* [Record set]

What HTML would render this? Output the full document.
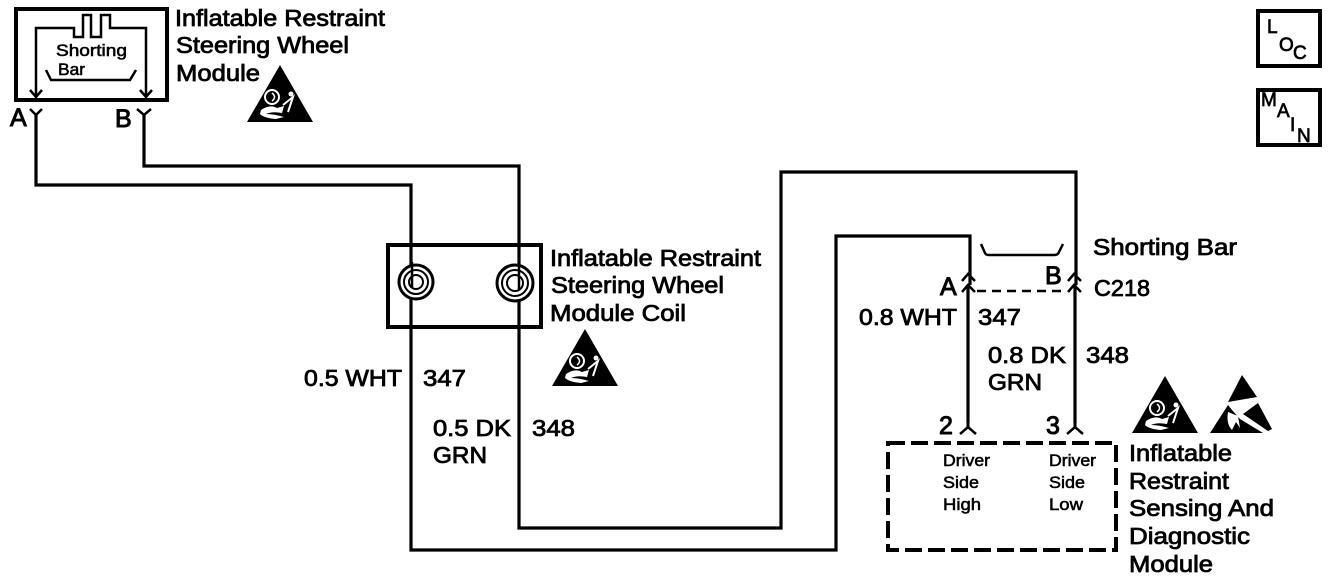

---

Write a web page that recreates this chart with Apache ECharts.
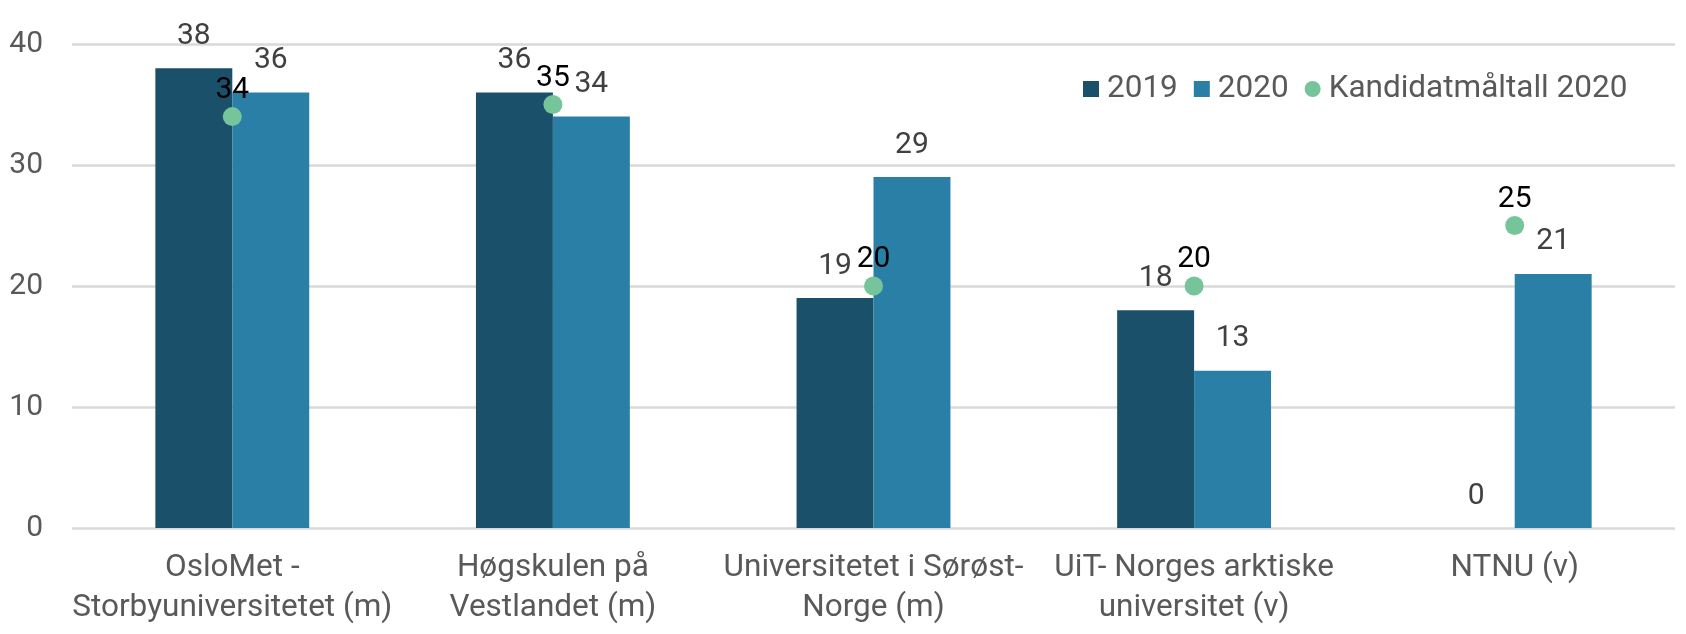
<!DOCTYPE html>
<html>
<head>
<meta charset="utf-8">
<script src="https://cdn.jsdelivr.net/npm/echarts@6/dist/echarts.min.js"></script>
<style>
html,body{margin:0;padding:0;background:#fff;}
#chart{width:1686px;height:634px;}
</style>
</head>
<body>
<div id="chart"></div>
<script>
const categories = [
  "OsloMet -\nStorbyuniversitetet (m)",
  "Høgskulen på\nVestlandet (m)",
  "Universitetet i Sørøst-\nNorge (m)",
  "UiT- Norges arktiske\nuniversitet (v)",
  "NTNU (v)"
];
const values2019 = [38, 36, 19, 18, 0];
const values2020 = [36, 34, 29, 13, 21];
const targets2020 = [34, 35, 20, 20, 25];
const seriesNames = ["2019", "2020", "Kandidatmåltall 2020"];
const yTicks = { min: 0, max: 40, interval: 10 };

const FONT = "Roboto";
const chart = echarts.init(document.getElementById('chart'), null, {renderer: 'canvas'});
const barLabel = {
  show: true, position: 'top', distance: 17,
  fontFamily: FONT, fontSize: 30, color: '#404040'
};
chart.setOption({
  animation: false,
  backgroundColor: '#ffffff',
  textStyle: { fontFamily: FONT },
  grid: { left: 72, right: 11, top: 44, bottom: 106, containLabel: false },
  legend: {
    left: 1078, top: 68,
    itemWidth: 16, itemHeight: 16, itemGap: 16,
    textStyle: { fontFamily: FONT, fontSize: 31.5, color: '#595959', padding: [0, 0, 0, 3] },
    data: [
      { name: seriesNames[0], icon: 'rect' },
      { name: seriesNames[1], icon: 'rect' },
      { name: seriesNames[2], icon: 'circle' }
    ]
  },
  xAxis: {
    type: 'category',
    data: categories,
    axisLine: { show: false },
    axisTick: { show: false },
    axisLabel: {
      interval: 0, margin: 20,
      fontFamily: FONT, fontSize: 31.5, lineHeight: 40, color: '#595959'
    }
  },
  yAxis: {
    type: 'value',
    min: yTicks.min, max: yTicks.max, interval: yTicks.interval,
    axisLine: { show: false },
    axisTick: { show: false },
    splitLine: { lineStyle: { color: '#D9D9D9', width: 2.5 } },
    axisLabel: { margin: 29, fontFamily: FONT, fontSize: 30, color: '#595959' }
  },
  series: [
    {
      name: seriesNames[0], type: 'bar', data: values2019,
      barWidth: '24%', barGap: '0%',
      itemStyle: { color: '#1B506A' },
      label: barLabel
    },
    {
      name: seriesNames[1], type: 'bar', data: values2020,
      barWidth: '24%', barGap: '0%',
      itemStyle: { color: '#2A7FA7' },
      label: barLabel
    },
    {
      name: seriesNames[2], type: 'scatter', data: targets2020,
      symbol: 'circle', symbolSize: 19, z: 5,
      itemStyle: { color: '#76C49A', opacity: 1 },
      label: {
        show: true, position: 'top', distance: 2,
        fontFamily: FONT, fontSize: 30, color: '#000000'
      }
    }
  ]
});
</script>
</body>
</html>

* [Task to carry out]
All lines above from the one containing "Write a web" through the one containing "40, interval: 10" are to be quoted exactly, and only those; pictures are left out.

* [Written answer]
Write a web page that recreates this chart with Apache ECharts.
<!DOCTYPE html>
<html>
<head>
<meta charset="utf-8">
<script src="https://cdn.jsdelivr.net/npm/echarts@6/dist/echarts.min.js"></script>
<style>
html,body{margin:0;padding:0;background:#fff;}
#chart{width:1686px;height:634px;}
</style>
</head>
<body>
<div id="chart"></div>
<script>
const categories = [
  "OsloMet -\nStorbyuniversitetet (m)",
  "Høgskulen på\nVestlandet (m)",
  "Universitetet i Sørøst-\nNorge (m)",
  "UiT- Norges arktiske\nuniversitet (v)",
  "NTNU (v)"
];
const values2019 = [38, 36, 19, 18, 0];
const values2020 = [36, 34, 29, 13, 21];
const targets2020 = [34, 35, 20, 20, 25];
const seriesNames = ["2019", "2020", "Kandidatmåltall 2020"];
const yTicks = { min: 0, max: 40, interval: 10 };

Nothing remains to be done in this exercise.